It is required that the lines from the top of the listing through the line with "plt.rcParams['font.family'] = ['Lato', 'DejaVu" be reproduced exactly, excluding pictures.

---------- Data lines

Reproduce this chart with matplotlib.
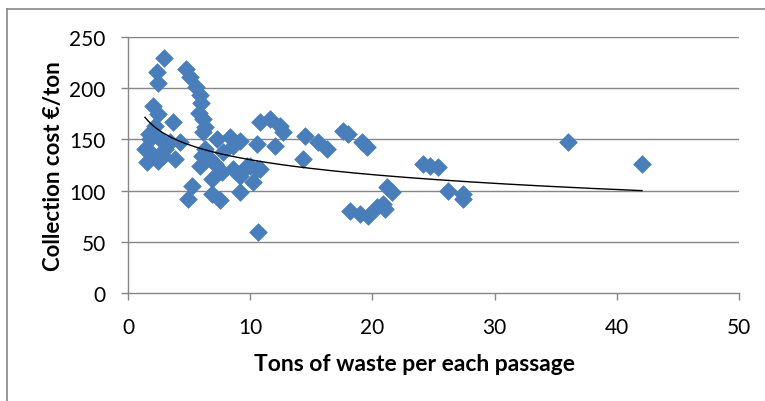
import numpy as np
import matplotlib
matplotlib.use("Agg")
import matplotlib.pyplot as plt
from matplotlib.lines import Line2D

plt.rcParams['font.family'] = ['Lato', 'DejaVu Sans']

# Tons of waste per each passage
tons = [
    2.95, 2.37, 2.45, 2.05, 2.45, 2.21, 3.68, 2.62, 3.44, 4.26,
    1.80, 1.55, 2.86, 3.85, 1.80, 1.39, 3.03, 2.45, 1.72,
    4.75, 5.07, 5.56, 5.89, 5.97, 5.81, 6.14, 6.30, 5.24, 4.91, 6.06, 6.14,
    5.89, 6.71, 7.28, 7.77, 8.35, 8.59, 9.17, 10.56, 7.69, 8.59, 9.17, 9.98,
    10.80, 10.23, 9.17, 6.87, 7.53, 9.74, 10.56, 6.87, 6.30, 7.12,
    10.80, 11.62, 12.44, 12.68, 12.03, 10.64,
    14.48, 15.55, 16.28, 14.32, 17.59, 18.00, 19.15, 19.56, 21.19, 21.60,
    18.17, 18.99, 19.64, 20.38, 20.87, 21.03, 24.14, 24.71, 25.37, 26.19,
    27.41, 27.41, 36.0, 42.06,
]
# Collection cost EUR/ton
cost = [
    229.5, 215.8, 205.1, 182.6, 174.8, 163.1, 167.0, 150.4, 147.5, 147.5,
    137.7, 127.9, 133.8, 130.9, 150.4, 140.6, 140.6, 128.9, 155.3,
    218.8, 210.9, 201.2, 193.4, 185.5, 175.8, 169.9, 162.1, 104.5, 91.8, 133.8, 157.2,
    124.0, 130.9, 150.4, 137.7, 152.3, 143.6, 148.4, 145.5, 118.2, 121.1, 114.3, 124.0,
    121.1, 108.4, 98.6, 96.7, 90.8, 124.0, 121.1, 111.3, 140.6, 126.0,
    167.0, 169.9, 163.1, 157.2, 143.6, 59.6,
    153.3, 147.5, 140.6, 130.9, 158.2, 155.3, 147.5, 142.6, 103.5, 98.6,
    80.1, 77.1, 75.2, 84.0, 86.9, 82.0, 126.0, 124.0, 123.0, 99.6,
    96.7, 91.8, 147.5, 126.0,
]
# Logarithmic trend line: cost = a + b*ln(tons)
trend_a = 178.5
trend_b = -21.0
x_ticks = [0, 10, 20, 30, 40, 50]
y_ticks = [0, 50, 100, 150, 200, 250]

x = np.array(tons)
y = np.array(cost)

fig = plt.figure(figsize=(7.65, 4.02), dpi=100)
ax = fig.add_axes([128/765, 1-294/402, (739-128)/765, (294-38)/402])

grid_c = '#868686'
for v in y_ticks[1:]:
    ax.axhline(v, color=grid_c, lw=1.0, zorder=0)

ax.scatter(x, y, marker='D', s=9.0**2, color='#4A7EBB', edgecolors='#4A7EBB',
           linewidths=0.5, zorder=2)

xs = np.linspace(x.min(), x.max(), 200)
ax.plot(xs, trend_a + trend_b*np.log(xs), color='black', lw=1.0, zorder=3)

ax.set_xlim(0, 50)
ax.set_ylim(0, 250)
ax.set_xticks(x_ticks)
ax.set_yticks(y_ticks)
for s in ['top', 'right']:
    ax.spines[s].set_visible(False)
for s in ['left', 'bottom']:
    ax.spines[s].set_color(grid_c)
    ax.spines[s].set_linewidth(1.0)
ax.tick_params(axis='both', colors=grid_c, length=5, width=1.0, labelsize=15,
               labelcolor='black')
ax.tick_params(axis='y', pad=11)
ax.tick_params(axis='x', pad=12)
ax.set_xlabel('Tons of waste per each passage', fontsize=16.5, fontweight='bold')
ax.xaxis.set_label_coords((414-128)/611, -(365-294)/256, transform=ax.transAxes)
ax.xaxis.label.set_va('center')
ax.set_ylabel('Collection cost €/ton', fontsize=16, fontweight='bold')
ax.yaxis.set_label_coords(-(128-54)/611, 0.5, transform=ax.transAxes)
ax.yaxis.label.set_va('center')

fig.add_artist(Line2D([7/765, 7/765], [0, 1-10/402], color=grid_c, lw=1.2,
                      transform=fig.transFigure))
fig.add_artist(Line2D([7/765, 1], [1-10/402, 1-10/402], color=grid_c, lw=1.2,
                      transform=fig.transFigure))

fig.savefig('out.png', dpi=100)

--------------------

Exercise response:
Reproduce this chart with matplotlib.
import numpy as np
import matplotlib
matplotlib.use("Agg")
import matplotlib.pyplot as plt
from matplotlib.lines import Line2D

plt.rcParams['font.family'] = ['Lato', 'DejaVu Sans']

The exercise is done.